Written request ▸ Exact reproduction of the data is required, with images excluded.

■ ■ ■ ■

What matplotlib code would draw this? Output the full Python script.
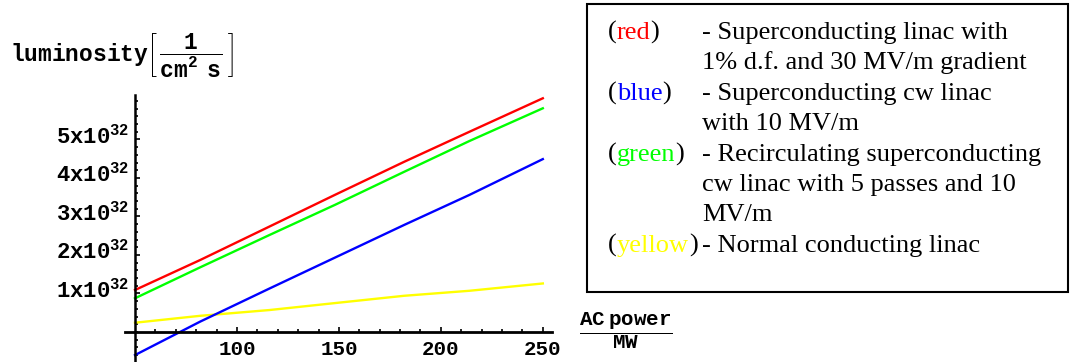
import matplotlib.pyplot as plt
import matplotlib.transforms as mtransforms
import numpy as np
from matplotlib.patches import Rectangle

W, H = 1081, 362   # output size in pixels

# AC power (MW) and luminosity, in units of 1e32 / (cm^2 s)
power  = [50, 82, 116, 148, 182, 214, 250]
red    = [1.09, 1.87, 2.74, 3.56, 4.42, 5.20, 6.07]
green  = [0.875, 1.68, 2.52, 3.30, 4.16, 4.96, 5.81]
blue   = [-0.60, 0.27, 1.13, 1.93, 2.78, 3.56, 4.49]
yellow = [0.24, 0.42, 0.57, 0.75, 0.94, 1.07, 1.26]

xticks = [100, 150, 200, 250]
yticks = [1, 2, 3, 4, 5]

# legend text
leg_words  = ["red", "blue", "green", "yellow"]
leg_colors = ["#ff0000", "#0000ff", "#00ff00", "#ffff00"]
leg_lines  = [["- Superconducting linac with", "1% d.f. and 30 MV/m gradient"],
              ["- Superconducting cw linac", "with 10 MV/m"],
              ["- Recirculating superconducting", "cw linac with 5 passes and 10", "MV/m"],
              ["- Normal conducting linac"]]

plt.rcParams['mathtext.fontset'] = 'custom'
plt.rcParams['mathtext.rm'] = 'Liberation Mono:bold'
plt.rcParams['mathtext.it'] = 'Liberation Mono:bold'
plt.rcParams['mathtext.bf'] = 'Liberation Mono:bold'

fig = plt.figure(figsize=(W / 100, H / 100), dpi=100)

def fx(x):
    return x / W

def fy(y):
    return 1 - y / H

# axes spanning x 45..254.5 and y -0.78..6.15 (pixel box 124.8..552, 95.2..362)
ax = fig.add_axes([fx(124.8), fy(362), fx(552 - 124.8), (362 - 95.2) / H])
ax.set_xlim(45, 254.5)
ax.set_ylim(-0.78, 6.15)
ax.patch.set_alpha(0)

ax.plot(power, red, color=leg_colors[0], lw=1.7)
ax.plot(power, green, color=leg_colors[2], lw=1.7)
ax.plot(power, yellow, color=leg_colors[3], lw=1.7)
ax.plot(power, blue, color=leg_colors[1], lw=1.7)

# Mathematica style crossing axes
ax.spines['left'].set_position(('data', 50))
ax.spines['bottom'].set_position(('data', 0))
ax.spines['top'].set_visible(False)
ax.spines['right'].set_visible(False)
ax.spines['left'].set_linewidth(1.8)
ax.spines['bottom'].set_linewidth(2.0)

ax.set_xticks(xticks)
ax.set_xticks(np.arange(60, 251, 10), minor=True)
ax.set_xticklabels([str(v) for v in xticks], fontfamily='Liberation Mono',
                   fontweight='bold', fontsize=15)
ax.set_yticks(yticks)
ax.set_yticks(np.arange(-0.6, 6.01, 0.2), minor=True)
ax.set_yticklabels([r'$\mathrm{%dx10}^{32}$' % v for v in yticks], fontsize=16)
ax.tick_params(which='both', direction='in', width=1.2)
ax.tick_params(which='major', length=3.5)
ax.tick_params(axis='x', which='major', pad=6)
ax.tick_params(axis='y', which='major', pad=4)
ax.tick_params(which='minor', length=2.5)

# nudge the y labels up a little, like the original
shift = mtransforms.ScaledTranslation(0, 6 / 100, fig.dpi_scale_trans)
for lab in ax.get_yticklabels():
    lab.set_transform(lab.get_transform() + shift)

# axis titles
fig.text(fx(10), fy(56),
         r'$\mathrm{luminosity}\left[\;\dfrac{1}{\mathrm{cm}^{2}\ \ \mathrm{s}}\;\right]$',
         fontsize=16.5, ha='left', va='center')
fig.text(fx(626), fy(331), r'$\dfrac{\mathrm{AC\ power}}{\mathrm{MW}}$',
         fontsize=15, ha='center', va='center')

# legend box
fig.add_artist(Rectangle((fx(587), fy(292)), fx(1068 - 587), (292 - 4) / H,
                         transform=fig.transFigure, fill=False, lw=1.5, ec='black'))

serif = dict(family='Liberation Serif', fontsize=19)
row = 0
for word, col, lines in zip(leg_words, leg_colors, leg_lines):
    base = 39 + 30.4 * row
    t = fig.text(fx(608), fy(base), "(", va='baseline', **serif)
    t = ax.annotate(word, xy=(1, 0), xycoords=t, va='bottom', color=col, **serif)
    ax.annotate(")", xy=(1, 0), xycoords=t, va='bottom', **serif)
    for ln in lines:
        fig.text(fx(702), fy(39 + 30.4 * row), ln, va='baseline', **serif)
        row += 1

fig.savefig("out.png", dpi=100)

■ ■ ■ ■

Final result ▸
What matplotlib code would draw this? Output the full Python script.
import matplotlib.pyplot as plt
import matplotlib.transforms as mtransforms
import numpy as np
from matplotlib.patches import Rectangle

W, H = 1081, 362   # output size in pixels

# AC power (MW) and luminosity, in units of 1e32 / (cm^2 s)
power  = [50, 82, 116, 148, 182, 214, 250]
red    = [1.09, 1.87, 2.74, 3.56, 4.42, 5.20, 6.07]
green  = [0.875, 1.68, 2.52, 3.30, 4.16, 4.96, 5.81]
blue   = [-0.60, 0.27, 1.13, 1.93, 2.78, 3.56, 4.49]
yellow = [0.24, 0.42, 0.57, 0.75, 0.94, 1.07, 1.26]

xticks = [100, 150, 200, 250]
yticks = [1, 2, 3, 4, 5]

# legend text
leg_words  = ["red", "blue", "green", "yellow"]
leg_colors = ["#ff0000", "#0000ff", "#00ff00", "#ffff00"]
leg_lines  = [["- Superconducting linac with", "1% d.f. and 30 MV/m gradient"],
              ["- Superconducting cw linac", "with 10 MV/m"],
              ["- Recirculating superconducting", "cw linac with 5 passes and 10", "MV/m"],
              ["- Normal conducting linac"]]

plt.rcParams['mathtext.fontset'] = 'custom'
plt.rcParams['mathtext.rm'] = 'Liberation Mono:bold'
plt.rcParams['mathtext.it'] = 'Liberation Mono:bold'
plt.rcParams['mathtext.bf'] = 'Liberation Mono:bold'

fig = plt.figure(figsize=(W / 100, H / 100), dpi=100)

def fx(x):
    return x / W

def fy(y):
    return 1 - y / H

# axes spanning x 45..254.5 and y -0.78..6.15 (pixel box 124.8..552, 95.2..362)
ax = fig.add_axes([fx(124.8), fy(362), fx(552 - 124.8), (362 - 95.2) / H])
ax.set_xlim(45, 254.5)
ax.set_ylim(-0.78, 6.15)
ax.patch.set_alpha(0)

ax.plot(power, red, color=leg_colors[0], lw=1.7)
ax.plot(power, green, color=leg_colors[2], lw=1.7)
ax.plot(power, yellow, color=leg_colors[3], lw=1.7)
ax.plot(power, blue, color=leg_colors[1], lw=1.7)

# Mathematica style crossing axes
ax.spines['left'].set_position(('data', 50))
ax.spines['bottom'].set_position(('data', 0))
ax.spines['top'].set_visible(False)
ax.spines['right'].set_visible(False)
ax.spines['left'].set_linewidth(1.8)
ax.spines['bottom'].set_linewidth(2.0)

ax.set_xticks(xticks)
ax.set_xticks(np.arange(60, 251, 10), minor=True)
ax.set_xticklabels([str(v) for v in xticks], fontfamily='Liberation Mono',
                   fontweight='bold', fontsize=15)
ax.set_yticks(yticks)
ax.set_yticks(np.arange(-0.6, 6.01, 0.2), minor=True)
ax.set_yticklabels([r'$\mathrm{%dx10}^{32}$' % v for v in yticks], fontsize=16)
ax.tick_params(which='both', direction='in', width=1.2)
ax.tick_params(which='major', length=3.5)
ax.tick_params(axis='x', which='major', pad=6)
ax.tick_params(axis='y', which='major', pad=4)
ax.tick_params(which='minor', length=2.5)

# nudge the y labels up a little, like the original
shift = mtransforms.ScaledTranslation(0, 6 / 100, fig.dpi_scale_trans)
for lab in ax.get_yticklabels():
    lab.set_transform(lab.get_transform() + shift)

# axis titles
fig.text(fx(10), fy(56),
         r'$\mathrm{luminosity}\left[\;\dfrac{1}{\mathrm{cm}^{2}\ \ \mathrm{s}}\;\right]$',
         fontsize=16.5, ha='left', va='center')
fig.text(fx(626), fy(331), r'$\dfrac{\mathrm{AC\ power}}{\mathrm{MW}}$',
         fontsize=15, ha='center', va='center')

# legend box
fig.add_artist(Rectangle((fx(587), fy(292)), fx(1068 - 587), (292 - 4) / H,
                         transform=fig.transFigure, fill=False, lw=1.5, ec='black'))

serif = dict(family='Liberation Serif', fontsize=19)
row = 0
for word, col, lines in zip(leg_words, leg_colors, leg_lines):
    base = 39 + 30.4 * row
    t = fig.text(fx(608), fy(base), "(", va='baseline', **serif)
    t = ax.annotate(word, xy=(1, 0), xycoords=t, va='bottom', color=col, **serif)
    ax.annotate(")", xy=(1, 0), xycoords=t, va='bottom', **serif)
    for ln in lines:
        fig.text(fx(702), fy(39 + 30.4 * row), ln, va='baseline', **serif)
        row += 1

fig.savefig("out.png", dpi=100)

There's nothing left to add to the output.